** Task instructions **
Here is the task for the listing below: output exactly the lines from the one containing "Generate a Python" through the one containing "import plotly.graph_objects as go", and leave out the pictures.

— begin Material supplied —

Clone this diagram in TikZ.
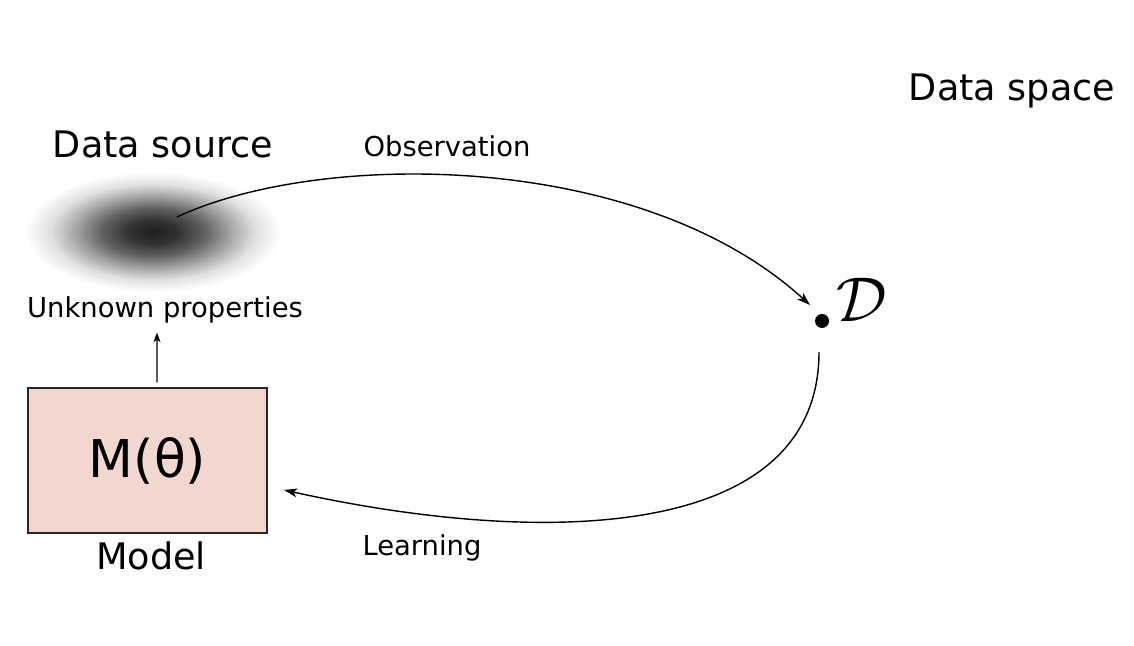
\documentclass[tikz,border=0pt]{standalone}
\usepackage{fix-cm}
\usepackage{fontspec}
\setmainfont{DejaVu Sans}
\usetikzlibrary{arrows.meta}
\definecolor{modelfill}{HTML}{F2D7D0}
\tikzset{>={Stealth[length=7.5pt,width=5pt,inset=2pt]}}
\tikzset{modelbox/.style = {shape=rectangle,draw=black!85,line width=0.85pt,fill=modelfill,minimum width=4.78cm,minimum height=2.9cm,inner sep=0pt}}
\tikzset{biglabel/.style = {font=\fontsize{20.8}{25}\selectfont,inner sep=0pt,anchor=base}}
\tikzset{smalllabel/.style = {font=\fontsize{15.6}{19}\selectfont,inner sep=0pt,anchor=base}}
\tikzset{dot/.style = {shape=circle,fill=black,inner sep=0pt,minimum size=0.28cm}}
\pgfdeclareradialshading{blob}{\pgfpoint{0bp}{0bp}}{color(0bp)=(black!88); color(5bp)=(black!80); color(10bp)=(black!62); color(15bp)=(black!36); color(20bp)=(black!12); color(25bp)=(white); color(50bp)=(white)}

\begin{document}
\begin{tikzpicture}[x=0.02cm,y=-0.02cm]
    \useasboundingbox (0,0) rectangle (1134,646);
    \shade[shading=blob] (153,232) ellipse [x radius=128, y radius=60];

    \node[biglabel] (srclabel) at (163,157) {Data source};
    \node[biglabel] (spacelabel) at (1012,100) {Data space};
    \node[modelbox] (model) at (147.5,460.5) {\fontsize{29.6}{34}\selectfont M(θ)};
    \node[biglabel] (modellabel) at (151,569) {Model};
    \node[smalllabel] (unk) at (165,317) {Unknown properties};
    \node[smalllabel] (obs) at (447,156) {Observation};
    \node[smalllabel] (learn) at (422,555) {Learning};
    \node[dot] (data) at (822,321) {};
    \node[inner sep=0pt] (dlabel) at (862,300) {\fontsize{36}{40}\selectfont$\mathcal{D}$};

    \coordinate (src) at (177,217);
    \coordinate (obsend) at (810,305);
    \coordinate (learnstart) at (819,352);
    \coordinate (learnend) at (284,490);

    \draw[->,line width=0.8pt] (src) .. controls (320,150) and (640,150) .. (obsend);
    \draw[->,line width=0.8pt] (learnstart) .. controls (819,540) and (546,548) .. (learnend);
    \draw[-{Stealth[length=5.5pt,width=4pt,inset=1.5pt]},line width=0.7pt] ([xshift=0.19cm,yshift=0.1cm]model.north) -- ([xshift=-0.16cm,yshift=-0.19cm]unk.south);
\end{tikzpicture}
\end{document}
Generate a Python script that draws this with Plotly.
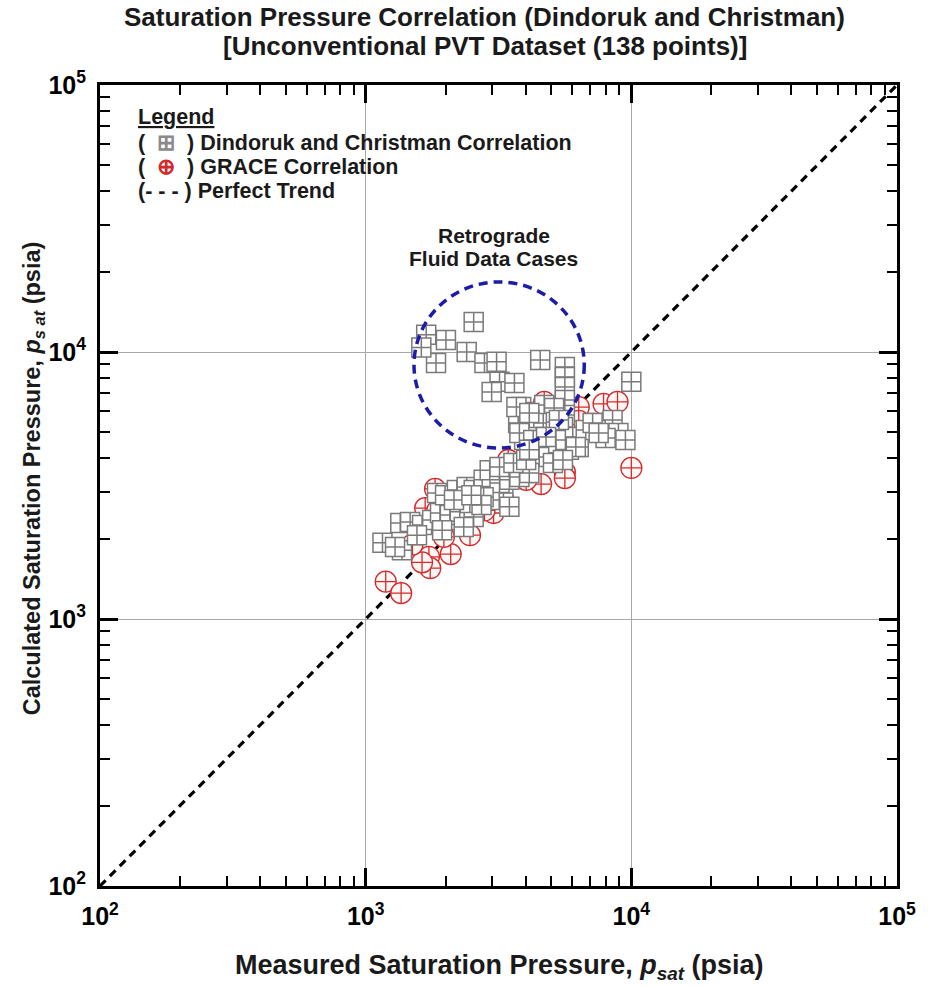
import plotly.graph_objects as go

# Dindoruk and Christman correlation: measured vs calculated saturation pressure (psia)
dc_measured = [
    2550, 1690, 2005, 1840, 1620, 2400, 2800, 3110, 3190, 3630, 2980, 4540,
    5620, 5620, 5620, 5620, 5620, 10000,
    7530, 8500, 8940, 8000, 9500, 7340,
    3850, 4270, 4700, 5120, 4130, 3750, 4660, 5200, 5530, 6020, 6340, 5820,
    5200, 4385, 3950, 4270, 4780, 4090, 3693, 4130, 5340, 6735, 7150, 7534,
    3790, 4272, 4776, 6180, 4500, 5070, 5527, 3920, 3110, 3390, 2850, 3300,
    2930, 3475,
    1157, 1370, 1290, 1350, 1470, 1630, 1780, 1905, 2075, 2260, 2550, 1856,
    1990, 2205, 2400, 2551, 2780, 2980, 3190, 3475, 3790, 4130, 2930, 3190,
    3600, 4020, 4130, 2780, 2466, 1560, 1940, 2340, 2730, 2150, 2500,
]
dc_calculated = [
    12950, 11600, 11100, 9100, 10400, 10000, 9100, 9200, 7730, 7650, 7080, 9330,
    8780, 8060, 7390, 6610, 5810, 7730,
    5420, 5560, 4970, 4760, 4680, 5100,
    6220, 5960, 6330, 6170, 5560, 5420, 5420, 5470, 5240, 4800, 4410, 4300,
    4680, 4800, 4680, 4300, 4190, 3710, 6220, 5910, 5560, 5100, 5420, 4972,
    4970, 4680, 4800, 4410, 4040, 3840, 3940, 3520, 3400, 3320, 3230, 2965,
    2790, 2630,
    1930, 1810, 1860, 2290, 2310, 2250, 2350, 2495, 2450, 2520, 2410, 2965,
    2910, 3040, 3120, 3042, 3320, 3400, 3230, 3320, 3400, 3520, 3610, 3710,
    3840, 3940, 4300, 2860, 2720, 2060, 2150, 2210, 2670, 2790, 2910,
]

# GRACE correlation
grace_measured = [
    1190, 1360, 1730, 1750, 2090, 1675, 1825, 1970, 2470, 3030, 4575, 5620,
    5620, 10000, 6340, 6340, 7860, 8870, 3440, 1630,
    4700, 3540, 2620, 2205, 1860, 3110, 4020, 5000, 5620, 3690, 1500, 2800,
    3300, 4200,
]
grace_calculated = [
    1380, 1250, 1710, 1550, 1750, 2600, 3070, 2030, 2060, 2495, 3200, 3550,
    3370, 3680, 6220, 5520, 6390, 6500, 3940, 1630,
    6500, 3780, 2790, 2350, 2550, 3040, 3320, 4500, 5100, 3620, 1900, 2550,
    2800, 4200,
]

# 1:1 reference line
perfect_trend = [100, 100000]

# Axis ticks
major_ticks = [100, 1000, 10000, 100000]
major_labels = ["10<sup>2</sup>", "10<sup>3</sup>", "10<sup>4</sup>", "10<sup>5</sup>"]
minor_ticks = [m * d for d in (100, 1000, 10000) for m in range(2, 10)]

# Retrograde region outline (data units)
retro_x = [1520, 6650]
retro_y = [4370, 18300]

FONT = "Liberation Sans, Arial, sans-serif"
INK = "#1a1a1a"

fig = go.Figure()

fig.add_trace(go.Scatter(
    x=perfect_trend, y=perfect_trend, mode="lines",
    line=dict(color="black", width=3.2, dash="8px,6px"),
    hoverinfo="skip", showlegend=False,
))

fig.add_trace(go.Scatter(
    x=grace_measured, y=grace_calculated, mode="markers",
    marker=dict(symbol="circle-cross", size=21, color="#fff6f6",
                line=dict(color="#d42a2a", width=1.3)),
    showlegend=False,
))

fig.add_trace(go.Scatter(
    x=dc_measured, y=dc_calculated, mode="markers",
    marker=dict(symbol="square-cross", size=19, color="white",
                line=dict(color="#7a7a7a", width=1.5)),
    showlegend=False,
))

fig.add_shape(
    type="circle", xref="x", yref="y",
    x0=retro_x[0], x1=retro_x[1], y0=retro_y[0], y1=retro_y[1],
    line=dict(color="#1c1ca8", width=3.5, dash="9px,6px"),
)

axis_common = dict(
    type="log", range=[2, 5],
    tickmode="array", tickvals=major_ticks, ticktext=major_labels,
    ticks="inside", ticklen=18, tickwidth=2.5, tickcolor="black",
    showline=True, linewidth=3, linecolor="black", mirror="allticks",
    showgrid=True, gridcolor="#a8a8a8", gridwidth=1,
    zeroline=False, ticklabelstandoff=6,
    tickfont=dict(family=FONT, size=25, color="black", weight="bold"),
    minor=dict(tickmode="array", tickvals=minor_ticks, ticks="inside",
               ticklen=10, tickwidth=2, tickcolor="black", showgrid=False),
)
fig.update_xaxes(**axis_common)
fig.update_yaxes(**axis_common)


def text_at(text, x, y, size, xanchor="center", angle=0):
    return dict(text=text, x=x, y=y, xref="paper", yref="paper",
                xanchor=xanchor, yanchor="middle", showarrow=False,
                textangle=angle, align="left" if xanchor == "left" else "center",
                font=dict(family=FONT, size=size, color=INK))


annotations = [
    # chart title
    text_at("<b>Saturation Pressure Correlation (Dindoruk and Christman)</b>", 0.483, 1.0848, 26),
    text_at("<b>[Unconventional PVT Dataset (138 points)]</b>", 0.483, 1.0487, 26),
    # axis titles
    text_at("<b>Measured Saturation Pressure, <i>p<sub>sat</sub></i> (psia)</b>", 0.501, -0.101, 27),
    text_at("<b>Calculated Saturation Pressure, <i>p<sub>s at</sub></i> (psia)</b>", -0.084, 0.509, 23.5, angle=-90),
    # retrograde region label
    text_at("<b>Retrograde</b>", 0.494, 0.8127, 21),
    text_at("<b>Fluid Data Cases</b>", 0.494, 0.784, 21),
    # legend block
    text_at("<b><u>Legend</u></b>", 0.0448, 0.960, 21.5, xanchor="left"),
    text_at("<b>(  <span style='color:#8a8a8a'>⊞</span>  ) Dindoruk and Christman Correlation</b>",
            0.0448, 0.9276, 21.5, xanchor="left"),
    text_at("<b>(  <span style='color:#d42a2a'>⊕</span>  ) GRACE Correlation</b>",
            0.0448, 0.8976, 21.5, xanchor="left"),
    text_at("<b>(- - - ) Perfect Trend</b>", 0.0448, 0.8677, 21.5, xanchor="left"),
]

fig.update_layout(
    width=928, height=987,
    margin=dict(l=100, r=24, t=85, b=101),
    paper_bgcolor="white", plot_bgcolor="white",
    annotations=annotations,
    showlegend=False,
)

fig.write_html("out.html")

— end Material supplied —

** Task solution **
Generate a Python script that draws this with Plotly.
import plotly.graph_objects as go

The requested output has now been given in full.